問題にされるタイプのガチ勢は、こうしたゲーム後あからさまに不機嫌になり、ひどい場合には初心者を責め立てるような態度や言動をとることすらあります。こうしたガチ勢の悪態は、ただでさえ慣れないゲームに緊張している初心者をさらに萎縮させ、ゲームへの参加に恐怖を覚えさせ、のびのびとゲームを楽しむことを不可能にし、こうした仕打ちにあった初心者の多くは、もう2度と人狼に遊びにこなくなってしまいます。


不確定要素を楽しむ「チームプレイゲーム」と、ガチなやり込みを楽しむ「ソロプレイゲーム」の間の、楽しみ方の向き不向き

ガチ勢にしてみれば、「オレが考えたとおり『普通』にゲームが進行していれば勝てたのに、初心者のあいつが馬鹿なことをしたせいで負けてしまった」という話なので、気持ちは分からなくもないのですが、初心者に対して定石を把握しておけというのは無理な話でしょう。また、人狼がもつ大きな楽しみのひとつとして、「プレイヤーのアイデア次第で様々な展開が起こり得る」という不確定要素の楽しみがあるのですが、あまりにも「定石」に縛られすぎたプレイは、人狼のそうした楽しさそのものを破壊してしまいます。

「いかに『定石』に沿った完璧なプレイを編み出すかという詰将棋的な楽しみ方もある」、という意見もあるとは思いますが、この世で最も制御が難しい不確定要素である、「経験値も考え方も異なる他人」と共にチームプレイを行う人狼というゲームにそうした楽しみを期待するのは、「蕎麦屋にラーメン屋の濃厚さを求める」ようなもので、筋が違うといわざるを得ないでしょう。


個人技を磨き抜くことこそが面白さの核となるゲームも、世の中にはたくさんあります。囲碁、将棋、そして私が大好きな対戦格闘ゲームなどのガチ勢による極められた個人技の応酬は、観る者を感動させる力に溢れています。そうしたゲームの面白さと素晴らしさも、私はよく知っているつもりです(参照)。

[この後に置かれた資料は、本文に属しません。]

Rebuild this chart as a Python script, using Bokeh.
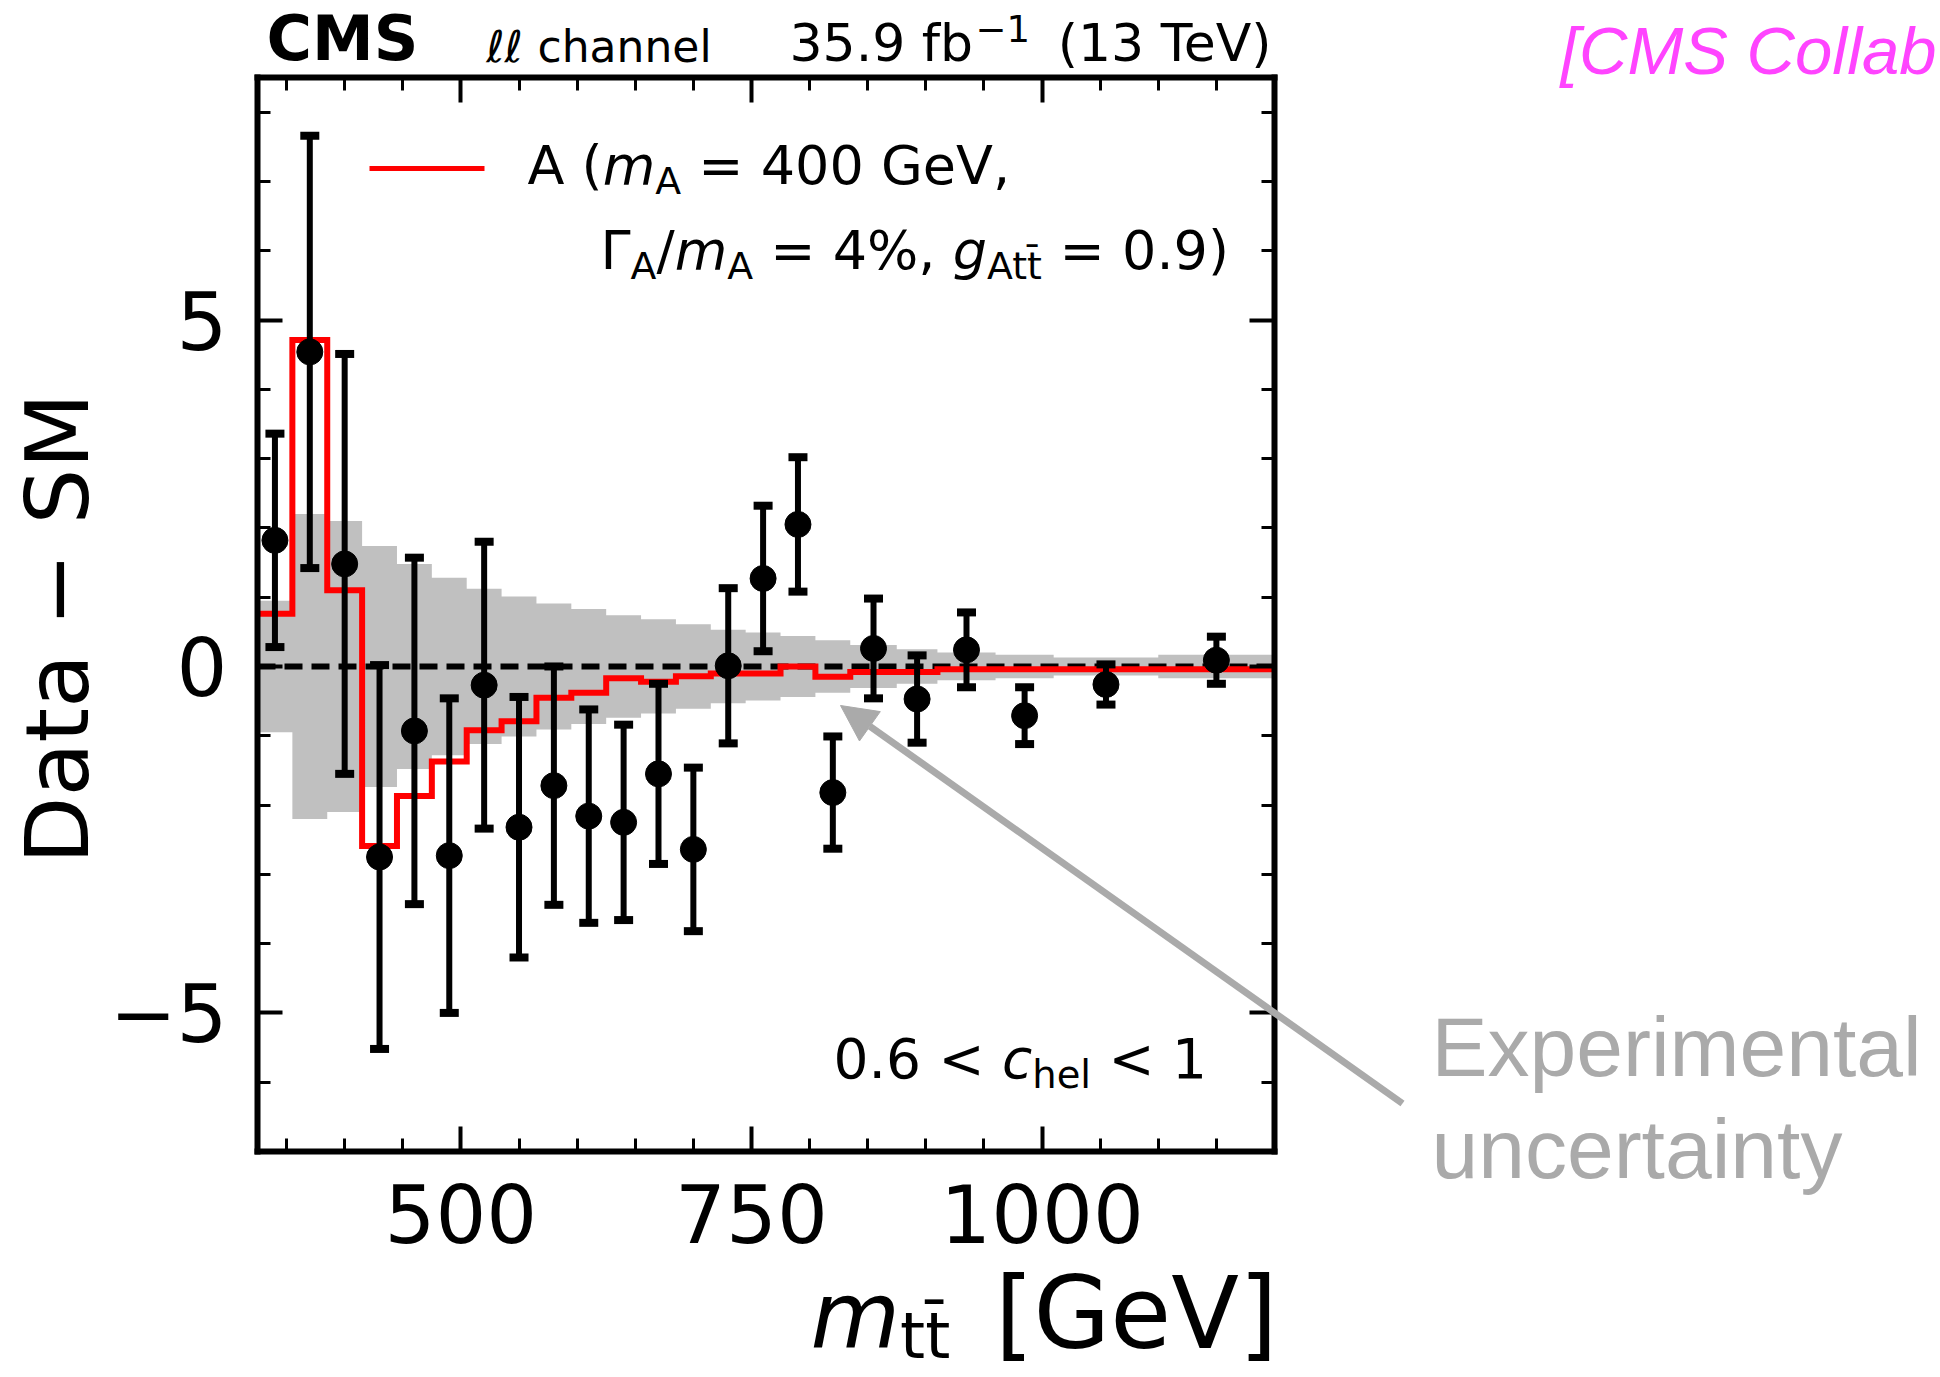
import numpy as np
from bokeh.plotting import figure
from bokeh.models import (Range1d, LinearAxis, FixedTicker, Label, Arrow,
                          NormalHead, CustomJSTickFormatter)
from bokeh.embed import file_html
from bokeh.resources import INLINE

# ---------------- data ----------------
bin_edges = [325, 355, 385, 415, 445, 475, 505, 535, 565, 595, 625, 655, 685,
             715, 745, 775, 805, 835, 875, 910, 960, 1010, 1100, 1200]
data_diff = [1.82, 4.54, 1.48, -2.75, -0.93, -2.73, -0.27, -2.32, -1.72, -2.16,
             -2.25, -1.55, -2.64, 0.01, 1.27, 2.05, -1.82, 0.26, -0.47, 0.24,
             -0.71, -0.26, 0.09]
data_err = [1.54, 3.12, 3.03, 2.77, 2.50, 2.27, 2.07, 1.88, 1.72, 1.54,
            1.41, 1.30, 1.18, 1.12, 1.05, 0.97, 0.81, 0.72, 0.63, 0.54,
            0.41, 0.29, 0.34]
exp_unc = [0.95, 2.20, 2.10, 1.74, 1.48, 1.28, 1.12, 1.01, 0.91, 0.83,
           0.74, 0.68, 0.61, 0.53, 0.49, 0.44, 0.38, 0.31, 0.25, 0.20,
           0.17, 0.13, 0.17]
signal_diff = [0.76, 4.71, 1.10, -2.59, -1.87, -1.37, -0.92, -0.79, -0.45, -0.38,
               -0.17, -0.22, -0.14, -0.10, -0.10, 0.00, -0.15, -0.08, -0.08, -0.04,
               -0.04, -0.04, -0.04]
x_lim = (325, 1200)
y_lim = (-7, 8.5)
x_major_ticks = [500, 750, 1000]
x_minor_ticks = [350, 400, 450, 550, 600, 650, 700, 800, 850, 900, 950, 1050, 1100, 1150]
y_major_ticks = [-5, 0, 5]
y_minor_ticks = [-7, -6, -4, -3, -2, -1, 1, 2, 3, 4, 6, 7, 8]
y_tick_labels = {-5: "\u22125", 0: "0", 5: "5"}

# ---------------- canvas geometry (pixels of the 1940x1377 page) ----------------
W, H = 1940, 1377
FL, FR, FT, FB = 257, 1274, 77, 1151          # the axes box
ppx = (FR - FL) / (x_lim[1] - x_lim[0])
ppy = (FB - FT) / (y_lim[1] - y_lim[0])
x_view = (x_lim[0] - FL / ppx, x_lim[1] + (W - FR) / ppx)
y_view = (y_lim[0] - (H - FB) / ppy, y_lim[1] + FT / ppy)


def dx(px):
    return x_lim[0] + (px - FL) / ppx


def dy(py):
    return y_lim[1] - (py - FT) / ppy


p = figure(width=W, height=H, x_range=Range1d(*x_view), y_range=Range1d(*y_view),
           x_axis_type=None, y_axis_type=None,
           output_backend="svg", toolbar_location=None, min_border=0)
p.background_fill_color = "white"
p.border_fill_color = "white"
p.outline_line_color = None
p.xgrid.visible = False
p.ygrid.visible = False

FONT = "DejaVu Sans"


def make_axis(ticker, loc, bounds, labels, standoff=20):
    ax = LinearAxis(ticker=ticker, fixed_location=loc, bounds=bounds)
    ax.axis_line_color = "black"
    ax.axis_line_width = 6
    ax.axis_line_cap = "square"
    ax.major_tick_in = 25
    ax.major_tick_out = 0
    ax.minor_tick_in = 13
    ax.minor_tick_out = 0
    ax.major_tick_line_width = 4
    ax.minor_tick_line_width = 3
    ax.major_tick_line_color = "black"
    ax.minor_tick_line_color = "black"
    ax.major_label_text_font = FONT
    ax.major_label_text_font_size = "80px"
    ax.major_label_text_color = "black"
    ax.major_label_standoff = standoff
    if not labels:
        ax.formatter = CustomJSTickFormatter(code="return ''")
        ax.major_label_text_font_size = "1px"
        ax.major_label_standoff = 0
    return ax


xt = FixedTicker(ticks=x_major_ticks, minor_ticks=x_minor_ticks)
yt = FixedTicker(ticks=y_major_ticks, minor_ticks=y_minor_ticks)
ax_b = make_axis(xt, y_lim[0], x_lim, True, 32)
ax_l = make_axis(yt, x_lim[0], y_lim, True, 30)
ax_l.major_label_overrides = y_tick_labels
ax_t = make_axis(xt, y_lim[1], x_lim, False)
ax_r = make_axis(yt, x_lim[1], y_lim, False)
p.add_layout(ax_b, "below")
p.add_layout(ax_l, "left")
p.add_layout(ax_t, "above")
p.add_layout(ax_r, "right")

# ---------------- glyphs ----------------
edges = np.array(bin_edges, dtype=float)
centers = 0.5 * (edges[:-1] + edges[1:])
unc = np.array(exp_unc)
step_x = np.repeat(edges, 2)[1:-1]
step_up = np.repeat(unc, 2)
band_x = np.concatenate([step_x, step_x[::-1]])
band_y = np.concatenate([step_up, -step_up[::-1]])
p.patch(band_x, band_y, fill_color="#c0c0c0", line_color=None)

p.line(x=list(x_lim), y=[0, 0], line_color="black", line_width=6, line_dash="18 9")

sig = list(signal_diff) + [signal_diff[-1]]
p.step(x=edges, y=sig, mode="after", line_color="#ff0000", line_width=6,
       line_join="miter")

dd = np.array(data_diff)
de = np.array(data_err)
p.segment(x0=centers, y0=dd - de, x1=centers, y1=dd + de, line_color="black", line_width=6)
p.scatter(x=np.concatenate([centers, centers]), y=np.concatenate([dd - de, dd + de]),
          marker="dash", size=19, line_width=8, line_color="black")
p.scatter(x=centers, y=dd, marker="circle", size=26, fill_color="black", line_color="black")

# ---------------- text helpers ----------------
CW = {' ': 0.318, 'A': 0.684, '(': 0.390, ')': 0.390, '=': 0.838, 'G': 0.775,
      'e': 0.615, 'V': 0.684, ',': 0.318, '%': 0.950, '.': 0.318, '<': 0.838,
      '/': 0.337, '\u0393': 0.557, '[': 0.390, ']': 0.390, 't': 0.392, 'c': 0.550,
      'h': 0.634, 'l': 0.278, 'm': 0.974, 'g': 0.635, '\u2113': 0.42, '\u0304': 0.0}
for d in "0123456789":
    CW[d] = 0.636
BASE = 0.41   # offset between a Label's anchor and the text baseline, in em


def tw(s, size):
    return sum(CW.get(ch, 0.6) for ch in s) * size


def lab(px, py, text, size, style="normal", color="black", align="left",
        font=FONT, angle=0):
    """px: anchor x, py: baseline y (page pixels)."""
    y = dy(py - BASE * size) if angle == 0 else dy(py)
    p.add_layout(Label(x=dx(px), y=y, text=text, text_font=font,
                       text_font_size=f"{size}px", text_font_style=style,
                       text_color=color, text_align=align,
                       text_baseline="alphabetic", angle=angle, angle_units="deg"))


def run(px, py, segs, size):
    x = px
    for text, kind in segs:
        s = size * 0.7 if kind == "sub" else size
        lead = len(text) - len(text.lstrip(" "))
        x += lead * CW[' '] * s
        body = text.strip(" ")
        if kind == "sub":
            lab(x, py + 0.16 * size, body, round(s, 1))
        else:
            lab(x, py, body, s, style=("italic" if kind == "i" else "normal"))
        x += tw(text.lstrip(" "), s)
    return x


# header
lab(266, 63, "CMS", 62, style="bold")
lab(486, 64, "\u2113\u2113", 44, style="italic")
lab(537, 64, "channel", 44)
lab(789, 64, "35.9 fb", 52)
lab(975, 43, "\u22121", 37)
lab(1271, 64, "(13 TeV)", 52, align="right")

# legend
p.line(x=[dx(369), dx(484)], y=[dy(168), dy(168)], line_color="#ff0000", line_width=5)
run(527, 187, [("A (", "n"), ("m", "i"), ("A", "sub"), (" = 400 GeV,", "n")], 54)
run(600, 272, [("\u0393", "n"), ("A", "sub"), ("/", "n"), ("m", "i"), ("A", "sub"),
               (" = 4%, ", "n"), ("g", "i"), ("Att\u0304", "sub"), (" = 0.9)", "n")], 54)

# region label
run(833, 1081, [("0.6 < ", "n"), ("c", "i"), ("hel", "sub"), (" < 1", "n")], 55)

# axis titles
lab(57, 628, "Data \u2212 SM", 88, align="center", angle=90)
xm = 810
x_base = 1354
lab(xm, x_base, "m", 92, style="italic")
lab(xm + tw("m", 92), x_base + 8, "tt\u0304", 64)
lab(1277, x_base, "[GeV]", 99, align="right")

# annotation
p.add_layout(Arrow(end=NormalHead(size=36, fill_color="#aaaaaa", line_color="#aaaaaa"),
                   x_start=dx(1402), y_start=dy(1103), x_end=dx(840), y_end=dy(705),
                   line_color="#aaaaaa", line_width=7))
lab(1431, 1081, "Experimental", 84, color="#aaaaaa", font="Liberation Sans")
lab(1431, 1183, "uncertainty", 84, color="#aaaaaa", font="Liberation Sans")
lab(1560, 77, "[CMS Collab", 67, style="italic", color="#ff44ff",
    font="Liberation Sans")

open("out.html", "w").write(file_html(p, INLINE))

しかし、人狼のようなチームプレイゲームでは、チームメイトが必ずしも自分ほどのスキルを持っているとは限らず、自分が想定したように動いてくれるとも限りません。チームプレイゲームは、むしろその「不確定要素」こそが楽しみの核であり、「ガチプレイ」には向かないゲームだと考えたほうがよいのではないか。完全さを求めることは、むしろゲームの楽しさを損なうことになるのではないか。私は、そう考えています*4

ta-nishi.hatenablog.com

人狼 ~嘘つきは誰だ?~カードバトル

人狼 ~嘘つきは誰だ?~カードバトル

*1:ネット人狼ではなくリアルの対面人狼

*2:勝敗に本気でこだわるプレイヤー。

*3:麻雀でいうところの「他人がリーチしてるのに無闇にカンしてドラを増やす初心者」みたいなものです。

*4:逆に、個人技を競うゲームを楽しむためには、ある程度のプレイヤースキルと「ガチさ」が必須であり、「ゆとりプレイ」にはまったく向いていない、とも思っています。